YOUR INSTRUCTIONS - Find the line with "Write a Python" and the line with "0.9865, 0.9868, 0.9871, 0.9872]", then repeat both of them and every line in between exactly. Omit the pictures.

RECORDS PROVIDED -
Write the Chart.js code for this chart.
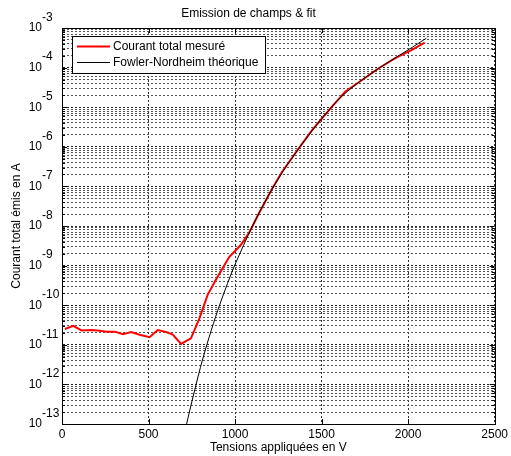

--

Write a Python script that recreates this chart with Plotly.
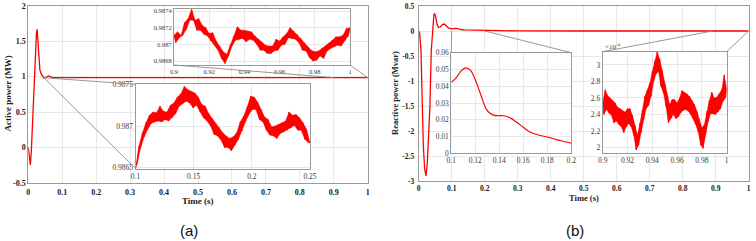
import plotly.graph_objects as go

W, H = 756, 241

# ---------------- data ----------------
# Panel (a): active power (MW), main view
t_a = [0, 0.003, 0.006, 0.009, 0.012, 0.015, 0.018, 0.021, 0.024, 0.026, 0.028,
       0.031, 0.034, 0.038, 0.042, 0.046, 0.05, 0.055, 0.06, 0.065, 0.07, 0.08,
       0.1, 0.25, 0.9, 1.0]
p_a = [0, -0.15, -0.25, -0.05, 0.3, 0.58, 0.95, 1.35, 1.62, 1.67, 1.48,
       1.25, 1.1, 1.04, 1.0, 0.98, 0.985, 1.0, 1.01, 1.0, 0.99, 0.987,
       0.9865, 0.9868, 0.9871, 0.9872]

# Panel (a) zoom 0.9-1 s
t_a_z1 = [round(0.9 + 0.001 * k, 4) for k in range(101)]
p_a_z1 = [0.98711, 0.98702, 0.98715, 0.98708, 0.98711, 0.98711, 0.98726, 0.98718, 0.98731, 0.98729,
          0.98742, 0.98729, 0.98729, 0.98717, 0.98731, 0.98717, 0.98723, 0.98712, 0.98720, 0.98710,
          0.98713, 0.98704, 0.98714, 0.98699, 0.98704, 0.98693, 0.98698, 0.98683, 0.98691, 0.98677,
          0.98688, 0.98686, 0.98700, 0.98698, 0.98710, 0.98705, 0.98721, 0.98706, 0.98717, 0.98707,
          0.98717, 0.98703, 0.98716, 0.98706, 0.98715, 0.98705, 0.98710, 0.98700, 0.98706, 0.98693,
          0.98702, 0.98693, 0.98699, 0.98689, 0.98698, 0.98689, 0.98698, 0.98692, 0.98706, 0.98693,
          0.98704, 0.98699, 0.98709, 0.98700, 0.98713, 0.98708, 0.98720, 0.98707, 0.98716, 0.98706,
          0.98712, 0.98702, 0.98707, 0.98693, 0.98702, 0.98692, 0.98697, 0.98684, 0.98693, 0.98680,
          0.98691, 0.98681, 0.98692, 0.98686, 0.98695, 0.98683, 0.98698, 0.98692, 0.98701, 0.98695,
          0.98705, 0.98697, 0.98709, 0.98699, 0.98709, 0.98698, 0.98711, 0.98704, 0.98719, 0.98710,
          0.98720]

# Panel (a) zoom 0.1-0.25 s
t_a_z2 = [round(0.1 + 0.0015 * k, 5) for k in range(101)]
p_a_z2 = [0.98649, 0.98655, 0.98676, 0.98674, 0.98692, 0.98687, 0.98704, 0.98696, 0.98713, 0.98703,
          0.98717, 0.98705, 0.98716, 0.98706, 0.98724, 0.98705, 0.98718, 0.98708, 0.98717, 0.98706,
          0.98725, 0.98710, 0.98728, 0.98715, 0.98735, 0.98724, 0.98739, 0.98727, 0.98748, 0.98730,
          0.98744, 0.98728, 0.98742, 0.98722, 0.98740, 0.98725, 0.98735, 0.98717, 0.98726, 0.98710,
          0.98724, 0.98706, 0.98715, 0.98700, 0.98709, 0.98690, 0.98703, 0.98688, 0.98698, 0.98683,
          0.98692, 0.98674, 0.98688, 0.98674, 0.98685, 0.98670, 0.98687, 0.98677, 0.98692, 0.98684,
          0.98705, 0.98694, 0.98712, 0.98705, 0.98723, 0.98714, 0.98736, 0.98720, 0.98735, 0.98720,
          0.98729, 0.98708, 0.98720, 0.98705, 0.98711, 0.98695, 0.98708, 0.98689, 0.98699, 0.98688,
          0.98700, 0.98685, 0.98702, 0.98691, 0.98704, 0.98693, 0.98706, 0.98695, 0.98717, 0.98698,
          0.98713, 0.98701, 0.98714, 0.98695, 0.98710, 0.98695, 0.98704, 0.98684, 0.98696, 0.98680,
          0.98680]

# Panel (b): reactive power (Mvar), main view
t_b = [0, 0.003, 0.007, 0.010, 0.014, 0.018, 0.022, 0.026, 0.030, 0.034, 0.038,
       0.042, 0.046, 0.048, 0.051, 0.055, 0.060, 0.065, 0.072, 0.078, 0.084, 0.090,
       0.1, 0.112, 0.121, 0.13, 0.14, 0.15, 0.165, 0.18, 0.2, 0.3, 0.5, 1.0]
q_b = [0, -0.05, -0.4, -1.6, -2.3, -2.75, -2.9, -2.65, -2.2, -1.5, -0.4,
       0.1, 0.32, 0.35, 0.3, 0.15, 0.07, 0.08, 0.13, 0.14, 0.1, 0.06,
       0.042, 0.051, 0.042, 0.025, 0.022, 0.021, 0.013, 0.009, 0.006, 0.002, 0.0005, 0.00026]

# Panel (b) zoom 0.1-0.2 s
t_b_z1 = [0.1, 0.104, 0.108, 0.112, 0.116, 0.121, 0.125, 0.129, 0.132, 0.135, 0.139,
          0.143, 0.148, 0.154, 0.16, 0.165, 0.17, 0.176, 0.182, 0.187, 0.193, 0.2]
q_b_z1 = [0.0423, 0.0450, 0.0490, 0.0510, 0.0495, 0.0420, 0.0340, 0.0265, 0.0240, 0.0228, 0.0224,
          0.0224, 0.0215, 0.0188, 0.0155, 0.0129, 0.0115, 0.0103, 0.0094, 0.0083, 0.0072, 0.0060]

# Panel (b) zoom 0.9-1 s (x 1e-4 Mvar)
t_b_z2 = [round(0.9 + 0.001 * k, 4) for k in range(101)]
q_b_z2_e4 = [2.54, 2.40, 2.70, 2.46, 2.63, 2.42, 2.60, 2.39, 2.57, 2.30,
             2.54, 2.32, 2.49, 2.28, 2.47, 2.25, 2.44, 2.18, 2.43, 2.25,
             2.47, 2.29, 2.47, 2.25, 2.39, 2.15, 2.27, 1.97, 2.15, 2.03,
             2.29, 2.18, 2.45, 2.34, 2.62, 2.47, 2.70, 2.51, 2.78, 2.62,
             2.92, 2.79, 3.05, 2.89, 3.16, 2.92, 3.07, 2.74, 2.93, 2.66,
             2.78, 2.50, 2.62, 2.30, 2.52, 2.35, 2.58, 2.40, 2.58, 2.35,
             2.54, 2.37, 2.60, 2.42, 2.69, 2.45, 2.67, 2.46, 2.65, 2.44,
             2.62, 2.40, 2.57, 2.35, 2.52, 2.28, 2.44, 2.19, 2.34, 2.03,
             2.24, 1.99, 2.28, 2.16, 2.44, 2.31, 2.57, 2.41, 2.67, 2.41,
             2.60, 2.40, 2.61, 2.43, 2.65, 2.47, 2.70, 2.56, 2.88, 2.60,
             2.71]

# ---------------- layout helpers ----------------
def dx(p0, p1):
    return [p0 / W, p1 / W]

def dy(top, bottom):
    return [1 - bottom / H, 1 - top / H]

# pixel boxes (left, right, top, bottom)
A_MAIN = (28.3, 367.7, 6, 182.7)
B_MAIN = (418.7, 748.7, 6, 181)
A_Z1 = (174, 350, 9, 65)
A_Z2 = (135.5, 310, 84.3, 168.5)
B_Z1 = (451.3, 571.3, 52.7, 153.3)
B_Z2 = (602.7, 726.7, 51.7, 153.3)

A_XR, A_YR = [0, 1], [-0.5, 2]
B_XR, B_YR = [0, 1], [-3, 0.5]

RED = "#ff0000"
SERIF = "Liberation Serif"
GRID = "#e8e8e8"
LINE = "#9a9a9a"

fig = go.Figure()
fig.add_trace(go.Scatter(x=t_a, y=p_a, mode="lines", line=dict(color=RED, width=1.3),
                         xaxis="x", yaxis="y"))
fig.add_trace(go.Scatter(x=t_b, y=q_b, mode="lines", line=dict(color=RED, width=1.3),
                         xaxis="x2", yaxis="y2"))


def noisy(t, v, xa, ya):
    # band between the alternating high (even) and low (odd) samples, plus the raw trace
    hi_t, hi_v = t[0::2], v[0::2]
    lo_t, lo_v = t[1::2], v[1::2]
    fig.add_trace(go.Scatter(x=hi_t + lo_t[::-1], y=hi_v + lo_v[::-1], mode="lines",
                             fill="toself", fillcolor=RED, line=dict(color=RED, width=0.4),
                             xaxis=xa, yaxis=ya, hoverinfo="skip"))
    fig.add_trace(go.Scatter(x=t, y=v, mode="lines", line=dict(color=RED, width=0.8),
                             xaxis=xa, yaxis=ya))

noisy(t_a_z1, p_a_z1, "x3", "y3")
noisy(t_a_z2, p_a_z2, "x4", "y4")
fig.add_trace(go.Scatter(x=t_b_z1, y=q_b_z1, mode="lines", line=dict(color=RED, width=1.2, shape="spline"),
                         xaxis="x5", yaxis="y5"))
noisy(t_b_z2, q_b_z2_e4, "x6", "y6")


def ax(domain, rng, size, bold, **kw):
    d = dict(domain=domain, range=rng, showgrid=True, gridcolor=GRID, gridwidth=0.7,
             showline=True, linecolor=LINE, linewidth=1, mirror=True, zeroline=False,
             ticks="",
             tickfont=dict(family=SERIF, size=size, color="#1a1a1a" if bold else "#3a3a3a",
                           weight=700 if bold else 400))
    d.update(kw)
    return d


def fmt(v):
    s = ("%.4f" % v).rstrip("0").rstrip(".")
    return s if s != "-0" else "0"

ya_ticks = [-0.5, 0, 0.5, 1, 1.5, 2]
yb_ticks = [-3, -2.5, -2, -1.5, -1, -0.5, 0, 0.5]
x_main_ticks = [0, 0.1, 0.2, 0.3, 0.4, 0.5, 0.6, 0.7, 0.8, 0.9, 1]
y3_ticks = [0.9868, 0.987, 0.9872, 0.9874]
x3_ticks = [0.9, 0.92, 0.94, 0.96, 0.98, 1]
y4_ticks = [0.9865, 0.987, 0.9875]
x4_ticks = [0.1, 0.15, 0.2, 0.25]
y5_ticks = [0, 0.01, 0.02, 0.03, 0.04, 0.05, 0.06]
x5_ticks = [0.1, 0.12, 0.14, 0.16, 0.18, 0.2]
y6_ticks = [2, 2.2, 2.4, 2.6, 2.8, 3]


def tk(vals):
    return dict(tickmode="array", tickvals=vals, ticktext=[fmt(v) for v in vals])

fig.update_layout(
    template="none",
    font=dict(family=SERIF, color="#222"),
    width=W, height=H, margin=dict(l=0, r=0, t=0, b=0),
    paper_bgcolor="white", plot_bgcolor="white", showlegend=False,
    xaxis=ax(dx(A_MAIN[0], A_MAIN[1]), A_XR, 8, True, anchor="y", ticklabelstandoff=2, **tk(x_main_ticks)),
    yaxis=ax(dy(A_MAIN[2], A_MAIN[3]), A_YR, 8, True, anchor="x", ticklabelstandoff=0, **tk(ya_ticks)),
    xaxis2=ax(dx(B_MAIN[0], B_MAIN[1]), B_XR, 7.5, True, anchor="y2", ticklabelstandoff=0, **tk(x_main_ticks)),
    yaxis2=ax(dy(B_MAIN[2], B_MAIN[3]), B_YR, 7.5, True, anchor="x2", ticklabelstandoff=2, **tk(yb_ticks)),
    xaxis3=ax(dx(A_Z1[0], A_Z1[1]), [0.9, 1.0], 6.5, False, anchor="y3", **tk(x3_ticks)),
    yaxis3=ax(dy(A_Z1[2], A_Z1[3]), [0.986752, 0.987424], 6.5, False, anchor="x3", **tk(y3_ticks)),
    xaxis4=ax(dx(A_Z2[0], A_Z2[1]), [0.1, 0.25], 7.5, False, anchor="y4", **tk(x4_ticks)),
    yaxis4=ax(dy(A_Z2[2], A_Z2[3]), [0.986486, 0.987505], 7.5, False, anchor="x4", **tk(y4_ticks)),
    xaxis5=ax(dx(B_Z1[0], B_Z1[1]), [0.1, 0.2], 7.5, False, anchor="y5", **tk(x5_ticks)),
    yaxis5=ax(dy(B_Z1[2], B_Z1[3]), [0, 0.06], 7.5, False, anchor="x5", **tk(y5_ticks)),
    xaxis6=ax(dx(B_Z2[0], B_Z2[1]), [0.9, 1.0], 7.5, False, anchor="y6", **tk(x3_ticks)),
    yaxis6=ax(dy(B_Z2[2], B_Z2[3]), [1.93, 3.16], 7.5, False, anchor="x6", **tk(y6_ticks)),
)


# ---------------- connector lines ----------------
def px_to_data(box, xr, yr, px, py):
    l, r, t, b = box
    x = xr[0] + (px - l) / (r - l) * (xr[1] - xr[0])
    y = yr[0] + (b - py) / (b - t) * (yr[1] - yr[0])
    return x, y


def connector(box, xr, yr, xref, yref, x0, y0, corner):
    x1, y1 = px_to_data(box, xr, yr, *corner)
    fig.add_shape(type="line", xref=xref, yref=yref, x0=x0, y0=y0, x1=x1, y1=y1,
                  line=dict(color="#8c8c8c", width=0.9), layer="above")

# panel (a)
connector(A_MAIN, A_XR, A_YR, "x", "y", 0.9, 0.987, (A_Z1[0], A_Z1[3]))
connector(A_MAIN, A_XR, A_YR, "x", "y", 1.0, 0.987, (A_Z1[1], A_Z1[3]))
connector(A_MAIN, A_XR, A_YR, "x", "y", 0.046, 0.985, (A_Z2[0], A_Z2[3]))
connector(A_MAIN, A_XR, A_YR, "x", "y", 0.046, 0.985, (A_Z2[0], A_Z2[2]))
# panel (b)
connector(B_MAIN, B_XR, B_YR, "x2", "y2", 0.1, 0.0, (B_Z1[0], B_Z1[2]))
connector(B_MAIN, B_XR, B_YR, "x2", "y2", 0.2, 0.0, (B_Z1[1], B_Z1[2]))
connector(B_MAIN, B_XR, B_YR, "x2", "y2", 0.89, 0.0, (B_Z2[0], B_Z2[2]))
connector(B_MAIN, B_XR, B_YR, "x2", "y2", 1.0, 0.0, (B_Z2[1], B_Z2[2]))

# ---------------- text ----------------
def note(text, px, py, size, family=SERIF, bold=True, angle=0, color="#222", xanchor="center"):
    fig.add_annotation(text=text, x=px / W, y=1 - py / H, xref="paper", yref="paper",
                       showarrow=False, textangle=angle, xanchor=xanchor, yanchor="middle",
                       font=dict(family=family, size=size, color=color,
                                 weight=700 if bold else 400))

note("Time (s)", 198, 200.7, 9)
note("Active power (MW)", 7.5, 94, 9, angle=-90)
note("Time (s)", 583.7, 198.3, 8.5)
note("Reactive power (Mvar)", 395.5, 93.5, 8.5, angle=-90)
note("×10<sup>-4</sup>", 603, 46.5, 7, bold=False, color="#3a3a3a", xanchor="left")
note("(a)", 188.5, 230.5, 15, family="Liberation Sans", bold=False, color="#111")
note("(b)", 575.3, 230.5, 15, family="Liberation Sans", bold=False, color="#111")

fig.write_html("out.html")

...

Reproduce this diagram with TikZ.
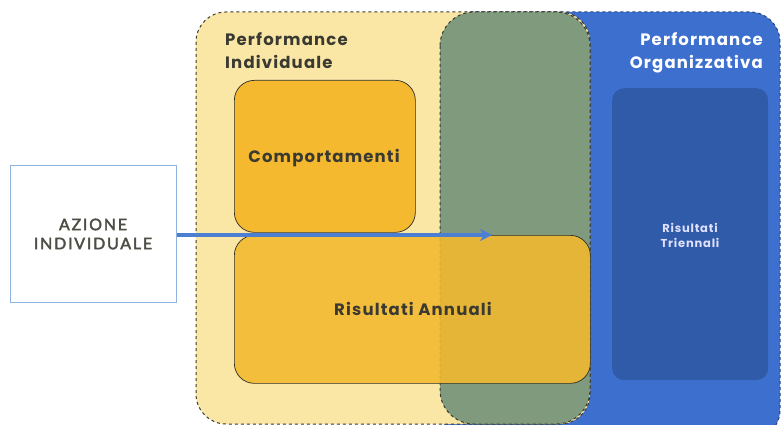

TASK RESPONSE -
Write a Python script that recreates this chart with Plotly.
import plotly.graph_objects as go

W, H = 756, 241

# ---------------- data ----------------
# Panel (a): active power (MW), main view
t_a = [0, 0.003, 0.006, 0.009, 0.012, 0.015, 0.018, 0.021, 0.024, 0.026, 0.028,
       0.031, 0.034, 0.038, 0.042, 0.046, 0.05, 0.055, 0.06, 0.065, 0.07, 0.08,
       0.1, 0.25, 0.9, 1.0]
p_a = [0, -0.15, -0.25, -0.05, 0.3, 0.58, 0.95, 1.35, 1.62, 1.67, 1.48,
       1.25, 1.1, 1.04, 1.0, 0.98, 0.985, 1.0, 1.01, 1.0, 0.99, 0.987,
       0.9865, 0.9868, 0.9871, 0.9872]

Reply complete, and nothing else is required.